- **What is required**
Using the material below, repeat exactly the lines from the one with "Emit a standalone" through the one with "7,697 L 7,6", ends included, without any images.

* * *

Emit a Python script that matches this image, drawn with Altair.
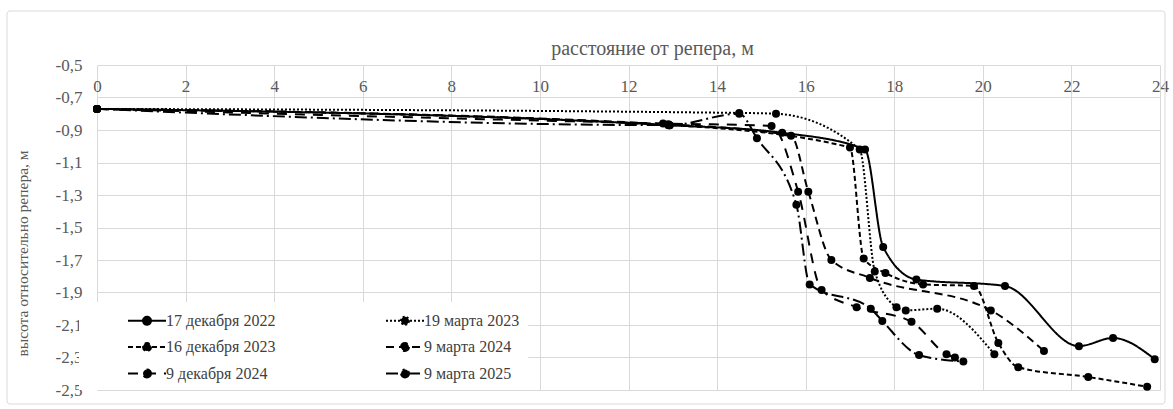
import altair as alt
import pandas as pd

# ---------------- data ----------------
series = ["17 декабря 2022", "19 марта 2023", "16 декабря 2023",
          "9 марта 2024", "9 декабря 2024", "9 марта 2025"]

dist_dec2022 = [0, 12.9, 15.47, 17.34, 17.75, 18.5, 20.5, 22.17, 22.94, 23.88]
h_dec2022 = [-0.77, -0.87, -0.917, -1.02, -1.62, -1.82, -1.86, -2.23, -2.18, -2.31]

dist_mar2023 = [0, 14.5, 15.33, 17.22, 17.56, 18.05, 18.26, 18.97, 20.26]
h_mar2023 = [-0.77, -0.795, -0.80, -1.02, -1.77, -1.99, -2.01, -2.00, -2.28]

dist_dec2023 = [0, 12.93, 17.0, 17.31, 17.80, 18.65, 19.80, 20.35, 20.80, 22.38, 23.71]
h_dec2023 = [-0.77, -0.87, -1.007, -1.69, -1.78, -1.85, -1.86, -2.21, -2.36, -2.42, -2.48]

dist_mar2024 = [0, 12.9, 15.67, 16.06, 16.58, 17.45, 20.18, 21.38]
h_mar2024 = [-0.77, -0.865, -0.935, -1.28, -1.70, -1.81, -2.01, -2.26]

dist_dec2024 = [0, 12.78, 15.23, 15.83, 16.36, 17.15, 18.39, 19.18, 19.37]
h_dec2024 = [-0.77, -0.86, -0.875, -1.28, -1.885, -1.99, -2.08, -2.28, -2.30]

dist_mar2025 = [0, 12.93, 14.5, 14.9, 15.79, 16.09, 17.47, 17.73, 18.56, 19.56]
h_mar2025 = [-0.77, -0.87, -0.80, -0.95, -1.36, -1.85, -2.00, -2.075, -2.285, -2.325]

x_ticks = [0, 2, 4, 6, 8, 10, 12, 14, 16, 18, 20, 22, 24]
y_ticks = [-0.5, -0.7, -0.9, -1.1, -1.3, -1.5, -1.7, -1.9, -2.1, -2.3, -2.5]

dash_patterns = [[1, 0], [2, 2], [5, 3], [8, 5], [10, 8], [12, 4, 2, 4]]

all_x = [dist_dec2022, dist_mar2023, dist_dec2023, dist_mar2024, dist_dec2024, dist_mar2025]
all_y = [h_dec2022, h_mar2023, h_dec2023, h_mar2024, h_dec2024, h_mar2025]

rows = []
for name, xs, ys in zip(series, all_x, all_y):
    for i, (xv, yv) in enumerate(zip(xs, ys)):
        rows.append({"series": name, "i": i, "x": xv, "y": yv})
df = pd.DataFrame(rows)

# ---------------- styling ----------------
FONT = "Liberation Serif"
GRAY = "#595959"
GRID = "#d9d9d9"
SYMBOL = "M-2,0L2,0M0.42,0A0.42,0.42,0,1,1,-0.42,0A0.42,0.42,0,1,1,0.42,0Z"
PAD = "\u00a0" * 17

x_enc = alt.X(
    "x:Q",
    scale=alt.Scale(domain=[0, 24], nice=False, zero=False),
    axis=alt.Axis(
        orient="top", values=x_ticks, tickCount=len(x_ticks), title="расстояние  от репера, м",
        grid=True, gridColor=GRID, gridWidth=1, domain=False, ticks=False, tickSize=0,
        labelFont=FONT, labelFontSize=17, labelColor=GRAY, labelPadding=-21,
        labelBaseline="middle", labelFlush=False, labelOverlap=False,
        titleFont=FONT, titleFontSize=20, titleColor=GRAY, titleFontWeight="normal",
        titleX=555, titleY=-11, titleAlign="center", titleBaseline="alphabetic",
    ),
)
y_enc = alt.Y(
    "y:Q",
    scale=alt.Scale(domain=[-2.5, -0.5], nice=False, zero=False),
    axis=alt.Axis(
        values=y_ticks, tickCount=len(y_ticks), title="высота относительно репера, м",
        labelExpr="'-' + replace(format(abs(datum.value), '.1f'), '.', ',')",
        grid=True, gridColor=GRID, gridWidth=1, domain=False, ticks=False, tickSize=0,
        labelFont=FONT, labelFontSize=17, labelColor=GRAY, labelPadding=15,
        labelOverlap=False,
        titleFont=FONT, titleFontSize=15.5, titleColor=GRAY, titleFontWeight="normal",
        titleX=-75, titleY=188, titleAngle=270, titleAlign="center", titleBaseline="middle",
    ),
)

legend = alt.Legend(
    title=None, orient="none", legendX=-18, legendY=237, columns=2, direction="horizontal",
    fillColor="white", padding=8,
    symbolType=SYMBOL, symbolSize=361, symbolStrokeWidth=2,
    symbolStrokeColor="black", symbolFillColor="black",
    symbolOffset=49.5, labelOffset=8.5, columnPadding=69, rowPadding=7.5,
    labelFont=FONT, labelFontSize=16, labelColor="#404040", labelLimit=400,
    labelExpr="indexof(datum.label, 'марта') >= 0 ? datum.label + '" + PAD + "' : datum.label",
)

frame = alt.Chart(alt.Data(values=[{}])).mark_rect(
    fill="transparent", stroke=GRID, strokeWidth=1, cornerRadius=3
).encode(
    x=alt.value(-90), x2=alt.value(1068), y=alt.value(-54), y2=alt.value(339)
)

lines = alt.Chart(df).mark_line(
    color="black", strokeWidth=2, interpolate="monotone"
).encode(
    x=x_enc, y=y_enc,
    strokeDash=alt.StrokeDash(
        "series:N", scale=alt.Scale(domain=series, range=dash_patterns), legend=legend
    ),
    order=alt.Order("i:Q"),
)

points = alt.Chart(df).mark_circle(size=64, color="black", opacity=1).encode(
    x=x_enc, y=y_enc
)

chart = alt.layer(frame, lines, points).properties(
    width=1063, height=325,
    autosize=alt.AutoSizeParams(type="none"),
    padding={"left": 97, "top": 65, "right": 13, "bottom": 19},
    background="white",
).configure_view(strokeWidth=0)

chart.save("out.html", embed_options={"renderer": "svg", "actions": False})
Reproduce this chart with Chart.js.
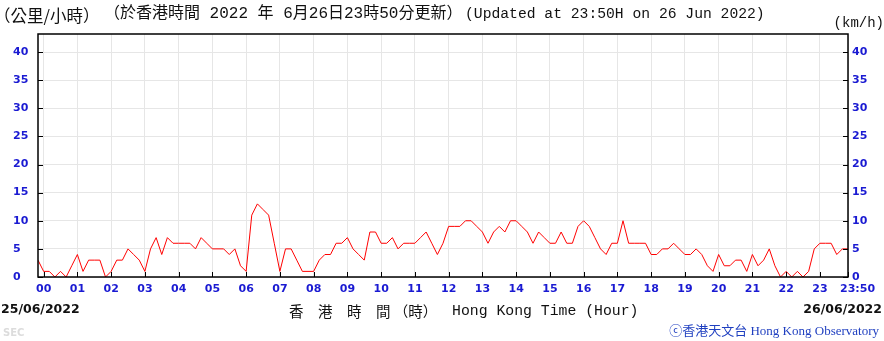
<!DOCTYPE html>
<html>
<head>
<meta charset="utf-8">
<script src="https://cdn.jsdelivr.net/npm/chart.js@4/dist/chart.umd.min.js"></script>
<style>
  html, body { margin: 0; padding: 0; background: #fff; }
</style>
</head>
<body>
<canvas id="chart" width="884" height="341"></canvas>
<script>
// 10-minute mean wind speed (km/h), from 23:50 on 25/06 to 23:50 on 26/06
const startMinute = -10;
const stepMinutes = 10;
const speeds = [
  3, 1, 1, 0, 1, 0, 2, 4, 1, 3, 3, 3, 0, 1, 3, 3, 5, 4, 3, 1,
  5, 7, 4, 7, 6, 6, 6, 6, 5, 7, 6, 5, 5, 5, 4, 5, 2, 1, 11, 13,
  12, 11, 6, 1, 5, 5, 3, 1, 1, 1, 3, 4, 4, 6, 6, 7, 5, 4, 3, 8,
  8, 6, 6, 7, 5, 6, 6, 6, 7, 8, 6, 4, 6, 9, 9, 9, 10, 10, 9, 8,
  6, 8, 9, 8, 10, 10, 9, 8, 6, 8, 7, 6, 6, 8, 6, 6, 9, 10, 9, 7,
  5, 4, 6, 6, 10, 6, 6, 6, 6, 4, 4, 5, 5, 6, 5, 4, 4, 5, 4, 2,
  1, 4, 2, 2, 3, 3, 1, 4, 2, 3, 5, 2, 0, 1, 0, 1, 0, 1, 5, 6,
  6, 6, 4, 5, 5
];
const tickMinutes = [0, 60, 120, 180, 240, 300, 360, 420, 480, 540, 600, 660, 720,
  780, 840, 900, 960, 1020, 1080, 1140, 1200, 1260, 1320, 1380, 1430];
const tickLabels = ['00', '01', '02', '03', '04', '05', '06', '07', '08', '09', '10', '11', '12',
  '13', '14', '15', '16', '17', '18', '19', '20', '21', '22', '23', '23:50'];
const yTicks = [0, 5, 10, 15, 20, 25, 30, 35, 40];

const blue = '#1a1ad2';
const tickFont = { family: 'DejaVu Sans', weight: 'bold', size: 11 };
const points = speeds.map((v, i) => ({ x: startMinute + i * stepMinutes, y: v }));

const frame = {
  id: 'frame',
  afterDraw(chart) {
    const { ctx, chartArea: a, scales } = chart;
    ctx.save();
    ctx.strokeStyle = '#000';
    ctx.lineWidth = 1.5;
    ctx.strokeRect(a.left, a.top, a.right - a.left, a.bottom - a.top);
    ctx.lineWidth = 1;
    ctx.beginPath();
    scales.x.ticks.forEach(t => {
      const px = Math.round(scales.x.getPixelForValue(t.value)) + 0.5;
      ctx.moveTo(px, a.bottom);
      ctx.lineTo(px, a.bottom - 5);
    });
    scales.y.ticks.forEach(t => {
      const py = Math.round(scales.y.getPixelForValue(t.value)) + 0.5;
      ctx.moveTo(a.left, py);
      ctx.lineTo(a.left + 5, py);
      ctx.moveTo(a.right, py);
      ctx.lineTo(a.right - 5, py);
    });
    ctx.stroke();

    ctx.textBaseline = 'middle';
    ctx.fillStyle = '#111';
    ctx.textAlign = 'left';
    ctx.font = '16.5px "Noto Sans CJK TC"';
    ctx.fillText('（公里/小時）', -6, 16);
    ctx.font = '16px "Liberation Mono", "Noto Sans CJK TC"';
    ctx.fillText('（於香港時間 2022 年 6月26日23時50分更新）', 104, 14);
    ctx.font = '14.7px "Liberation Mono"';
    ctx.fillText('(Updated at 23:50H on 26 Jun 2022)', 465, 14);
    ctx.textAlign = 'right';
    ctx.font = '14px "Liberation Mono"';
    ctx.fillText('(km/h)', 884, 23);

    ctx.font = 'bold 12.5px "DejaVu Sans"';
    ctx.textAlign = 'left';
    ctx.fillText('25/06/2022', 1, 310);
    ctx.textAlign = 'right';
    ctx.fillText('26/06/2022', 882, 310);

    ctx.textAlign = 'left';
    ctx.font = '14.5px "Noto Sans CJK TC"';
    ctx.fillText('香　港　時　間 （時）', 289, 311);
    ctx.font = '14.8px "Liberation Mono"';
    ctx.fillText('Hong Kong Time (Hour)', 452, 311);

    ctx.textAlign = 'right';
    ctx.fillStyle = '#1f3fc0';
    ctx.font = '13px "Liberation Serif", "Noto Sans CJK TC"';
    ctx.fillText('ⓒ香港天文台 Hong Kong Observatory', 879, 332);

    ctx.textAlign = 'left';
    ctx.fillStyle = '#dcdcdc';
    ctx.font = 'bold 10px "DejaVu Sans"';
    ctx.fillText('SEC', 3, 333);
    ctx.restore();
  }
};

new Chart(document.getElementById('chart'), {
  type: 'line',
  data: {
    datasets: [{
      data: points,
      borderColor: '#ff0000',
      borderWidth: 1,
      pointRadius: 0,
      tension: 0,
      fill: false
    }]
  },
  options: {
    responsive: false,
    animation: false,
    devicePixelRatio: 1,
    layout: { padding: { left: 13, top: 34, right: 0, bottom: 0 } },
    plugins: { legend: { display: false }, tooltip: { enabled: false } },
    scales: {
      x: {
        type: 'linear',
        min: startMinute,
        max: 1430,
        afterBuildTicks: s => { s.ticks = tickMinutes.map(v => ({ value: v })); },
        afterFit: s => { s.height = 64; },
        ticks: {
          autoSkip: false,
          maxRotation: 0,
          padding: 6,
          color: blue,
          font: tickFont,
          callback: (v, i) => i === tickLabels.length - 1 ? '     ' + tickLabels[i] : tickLabels[i]
        },
        grid: { color: '#e6e6e6', drawTicks: false },
        border: { display: false }
      },
      y: {
        position: 'left',
        min: 0,
        max: 43.2,
        afterBuildTicks: s => { s.ticks = yTicks.map(v => ({ value: v })); },
        afterFit: s => { s.width = 25; },
        ticks: { crossAlign: 'far', padding: 9, color: blue, font: tickFont },
        grid: { color: '#e6e6e6', drawTicks: false },
        border: { display: false }
      },
      y2: {
        position: 'right',
        min: 0,
        max: 43.2,
        afterBuildTicks: s => { s.ticks = yTicks.map(v => ({ value: v })); },
        afterFit: s => { s.width = 36; },
        ticks: { padding: 4, color: blue, font: tickFont },
        grid: { display: false, drawTicks: false },
        border: { display: false }
      }
    }
  },
  plugins: [frame]
});
</script>
</body>
</html>
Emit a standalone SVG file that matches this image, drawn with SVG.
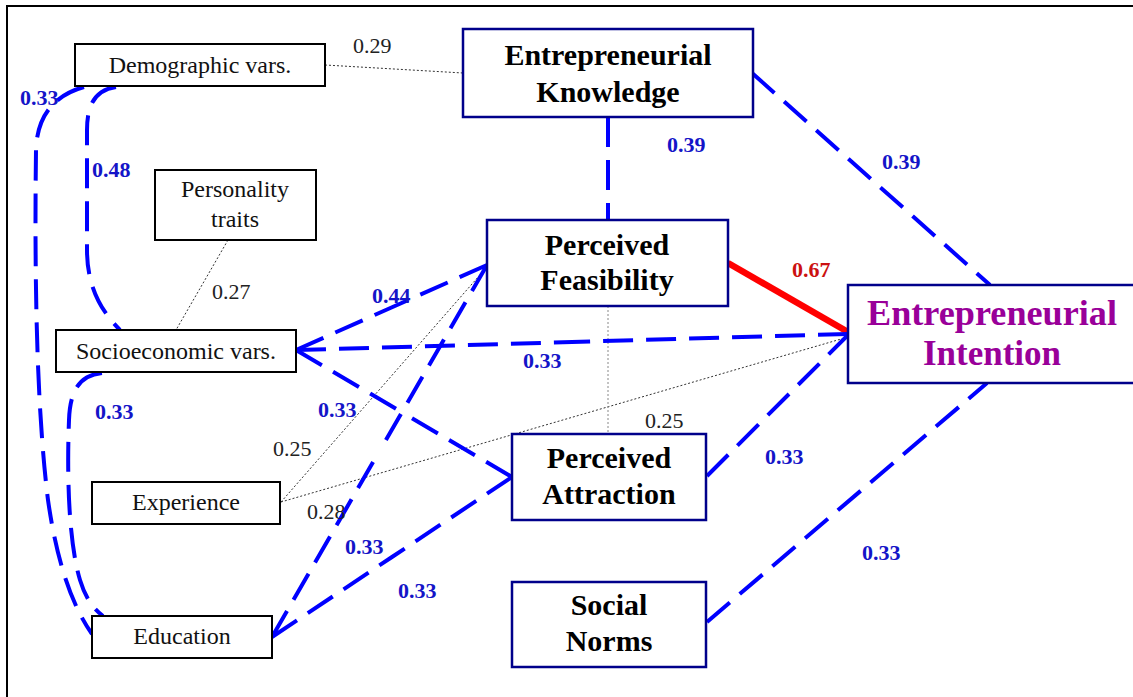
<svg xmlns="http://www.w3.org/2000/svg" width="1133" height="697" viewBox="0 0 1133 697">
<style>
.bg{fill:#ffffff}
.frame{stroke:#000;stroke-width:2;fill:none}
.box{fill:#fff;stroke:#000;stroke-width:2}
.cbox{fill:#fff;stroke:#00008b;stroke-width:2.5}
.dash{fill:none;stroke:#0000ff;stroke-width:4;stroke-dasharray:30 13}
.red{fill:none;stroke:#ff0000;stroke-width:6.5}
.dot{fill:none;stroke:#333;stroke-width:1;stroke-dasharray:2 2}
.dotg{fill:none;stroke:#888;stroke-width:1;stroke-dasharray:2 2}
</style>
<rect class="bg" x="0" y="0" width="1133" height="697"/>
<path class="frame" d="M 7,697 L 7,6 L 1133,6"/>

<g id="connectors">
  <path class="dot" d="M 325,65 L 463,73"/>
  <path class="dot" d="M 228,240 L 176,330"/>
  <path class="dot" d="M 281,502 L 486,268"/>
  <path class="dot" d="M 281,502 L 848,337"/>
  <path class="dotg" d="M 608,306 L 608,434"/>
  <path class="dash" d="M 608,117 L 608,220"/>
  <path class="dash" d="M 752,73 L 990,285"/>
  <path class="red" d="M 728,263 L 848,332"/>
  <path class="dash" d="M 296,350 L 572,342 M 848,334 L 572,342"/>
  <path class="dash" d="M 296,350 L 391.5,307.5 M 487,265 L 391.5,307.5"/>
  <path class="dash" d="M 296,350 L 404,413.5 M 512,477 L 404,413.5"/>
  <path class="dash" d="M 272,637 L 379.5,451 M 487,265 L 379.5,451"/>
  <path class="dash" d="M 272,637 L 392,557 M 512,477 L 392,557"/>
  <path class="dash" d="M 707,476 L 848,335"/>
  <path class="dash" d="M 707,622 L 987,383"/>
  <path class="dash" d="M 84,87 C 55,95 37,115 36,150 C 34,300 38,420 48,500 C 58,570 75,610 92,634"/>
  <path class="dash" d="M 116,87 C 95,90 87,105 87,130 L 87,250 C 87,285 100,310 120,330"/>
  <path class="dash" d="M 102,373 C 80,375 70,390 69,420 C 67,470 68,540 80,580 C 86,600 95,610 103,616"/>
  <g font-family="Liberation Serif" font-size="22" fill="#222">
    <text x="353" y="53">0.29</text>
    <text x="212" y="299">0.27</text>
    <text x="273" y="456">0.25</text>
    <text x="307" y="519">0.28</text>
    <text x="645" y="428">0.25</text>
  </g>
  <g font-family="Liberation Serif" font-size="22" font-weight="bold" fill="#1414c8">
    <text x="20" y="105">0.33</text>
    <text x="92" y="177">0.48</text>
    <text x="667" y="152">0.39</text>
    <text x="882" y="169">0.39</text>
    <text x="792" y="277" fill="#cc1111">0.67</text>
    <text x="372" y="303">0.44</text>
    <text x="523" y="368">0.33</text>
    <text x="95" y="419">0.33</text>
    <text x="318" y="417">0.33</text>
    <text x="345" y="554">0.33</text>
    <text x="398" y="598">0.33</text>
    <text x="765" y="464">0.33</text>
    <text x="862" y="560">0.33</text>
  </g>
</g>

<g font-family="Liberation Serif" font-size="24" fill="#111" text-anchor="middle">
<g id="demographic">
  <rect class="box" x="75" y="44" width="250" height="42"/>
  <text x="200" y="73">Demographic vars.</text>
</g>
<g id="personality">
  <rect class="box" x="155" y="170" width="161" height="70"/>
  <text x="235" y="197">Personality</text>
  <text x="235" y="227">traits</text>
</g>
<g id="socioeconomic">
  <rect class="box" x="56" y="330" width="240" height="42"/>
  <text x="176" y="359">Socioeconomic vars.</text>
</g>
<g id="experience">
  <rect class="box" x="92" y="482" width="188" height="42"/>
  <text x="186" y="510">Experience</text>
</g>
<g id="education">
  <rect class="box" x="92" y="616" width="180" height="42"/>
  <text x="182" y="644">Education</text>
</g>
</g>
<g font-family="Liberation Serif" font-size="30" font-weight="bold" fill="#000" text-anchor="middle">
<g id="knowledge">
  <rect class="cbox" x="463" y="29" width="290" height="88"/>
  <text x="608" y="65">Entrepreneurial</text>
  <text x="608" y="102">Knowledge</text>
</g>
<g id="feasibility">
  <rect class="cbox" x="487" y="220" width="241" height="86"/>
  <text x="607" y="255">Perceived</text>
  <text x="607" y="290">Feasibility</text>
</g>
<g id="attraction">
  <rect class="cbox" x="512" y="434" width="194" height="86"/>
  <text x="609" y="468">Perceived</text>
  <text x="609" y="504">Attraction</text>
</g>
<g id="norms">
  <rect class="cbox" x="512" y="582" width="194" height="85"/>
  <text x="609" y="615">Social</text>
  <text x="609" y="651">Norms</text>
</g>
<g id="intention">
  <rect class="cbox" x="848" y="285" width="288" height="98"/>
  <text x="992" y="325" font-size="35" fill="#990099" textLength="250" lengthAdjust="spacingAndGlyphs">Entrepreneurial</text>
  <text x="992" y="365" font-size="35" fill="#990099">Intention</text>
</g>
</g>
</svg>
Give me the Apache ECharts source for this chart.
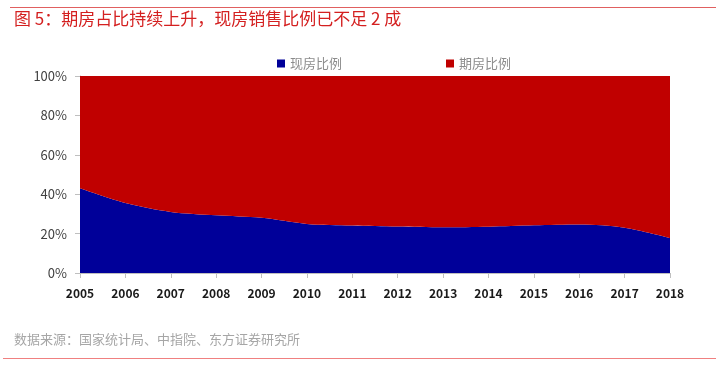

* * *

- **Complete answer**
Emit a standalone SVG file that matches this image, drawn with SVG.
<svg xmlns="http://www.w3.org/2000/svg" width="1133" height="697" viewBox="0 0 1133 697">
<style>
.bg{fill:#ffffff}
.frame{stroke:#000;stroke-width:2;fill:none}
.box{fill:#fff;stroke:#000;stroke-width:2}
.cbox{fill:#fff;stroke:#00008b;stroke-width:2.5}
.dash{fill:none;stroke:#0000ff;stroke-width:4;stroke-dasharray:30 13}
.red{fill:none;stroke:#ff0000;stroke-width:6.5}
.dot{fill:none;stroke:#333;stroke-width:1;stroke-dasharray:2 2}
.dotg{fill:none;stroke:#888;stroke-width:1;stroke-dasharray:2 2}
</style>
<rect class="bg" x="0" y="0" width="1133" height="697"/>
<path class="frame" d="M 7,697 L 7,6 L 1133,6"/>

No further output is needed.